How can we dynamically control frame-by-frame animations using game interactions?
The Problem
The principal gameplay of Floor Kids demands a very large number of frames of hand-drawn character animation, which may be sequenced together in a number of different ways depending on situational factors and player input. We needed a way to manage this complexity in a way that was intuitive, lightweight, and presented as little additional cognitive overhead as possible.
We examined a number of existing solutions for handling character animation in games before deciding to build our own system. The front-runner was Unity Technologies’ own Mecanim system, which is well-maintained and directly integrated into the Unity development environment.
While Mecanim has some faculties for supporting two-dimensional frame-by-frame animation, it was primarily developed for managing complex, semi-procedural 3D “skinned” animation, where a character’s state is often comprised of multiple different “layers” of animations which are blended together to produce a final pose. We found that the abstractions and affordances offered by Mecanim were not flexible enough to be adapted to our specific requirements for Floor Kids. Additionally, it did not offer a simple way to visualize frame-by-frame animation at a glance (for example, styled as an animation “dopesheet”), which significantly reduced its usefulness as a way to manage the complexity of frame-by-frame animations.
We thus chose to develop our own solution to the problem, more suited to our particular demands for this project. Our solution is flexible and simple, and it is easily adapted to a number of different situations where frame-by-frame animation must be sequenced together in nondeterministic or nonlinear ways.
The Solution
An animation graph in Floor Kids consists of any number of discrete “sequences”, which may be positioned freely on an infinite canvas. Sequences are comprised of one or more frames of linear, sequential animation, but may be linked to a number of other sequences via “exit nodes”, transitions which are triggered when certain conditions are met (for example, a transition may be triggered on player input, or if a character’s stamina is below a certain threshold).
Frames are added to sequences via a simple drag-and-drop mechanism from a searchable, filterable database of all the frames of animation in the game. We found that one advantage of this technique over “automatic” asset management (e.g., assembling sequences automatically based on a filename or folder structure) was that it permitted us to use existing frames as placeholders when prototyping new sequences, or to pad out existing animations with extra frames as a way of tweaking the timing or difficulty of the controls. This permitted us to iterate quickly and experiment with alternate designs while minimizing complex asset management or waiting for additional frames of animation to be produced.
Similarly, animations are “wired” together by simply dragging from one sequence’s exit node to another sequence. In this sense, the animation editor can be said to resemble flow-based/visual programming environments such as Max/MSP or Pure Data.
One unconventional choice in the design of the animation editor was to build it as a “runtime” module rather than an extension to the Unity development environment. As a consequence, we are able to visualize, overlay, and even edit a character’s animation during gameplay, correcting problems or tweaking character behaviour instantly and on-the-fly. The editor is even available on mobile devices, and changes made on a device can be easily applied back to the main project. These affordances have, again, proven invaluable for rapidly iterating, prototyping, and experimenting with new ideas as they occur to us.
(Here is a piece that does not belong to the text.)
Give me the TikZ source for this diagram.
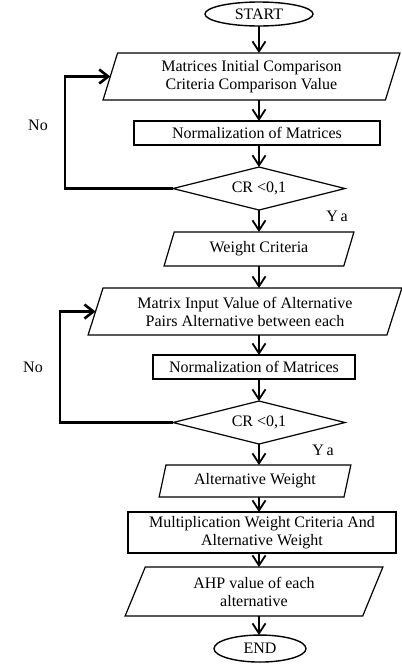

Challenges and Ongoing Work
The animation editor is far from complete, and will continue to be tweaked and adapted throughout Floor Kids’ production cycle. While intuitive and simple, we found that the node-based “infinite canvas” paradigm presents its own challenges in managing complexity. Complex relationships between sequences can become difficult to read, and analyzing or debugging a particular chain of causality during gameplay can sometimes require careful inspection of the animation graph. While we’ve developed simple solutions to try to mitigate some of these issues, further work might involve “focalizing” the graph editor in certain scenarios, automatically highlighting related sequences or even providing temporary, automatic re-layouting to clarify indirect relationships between sequences.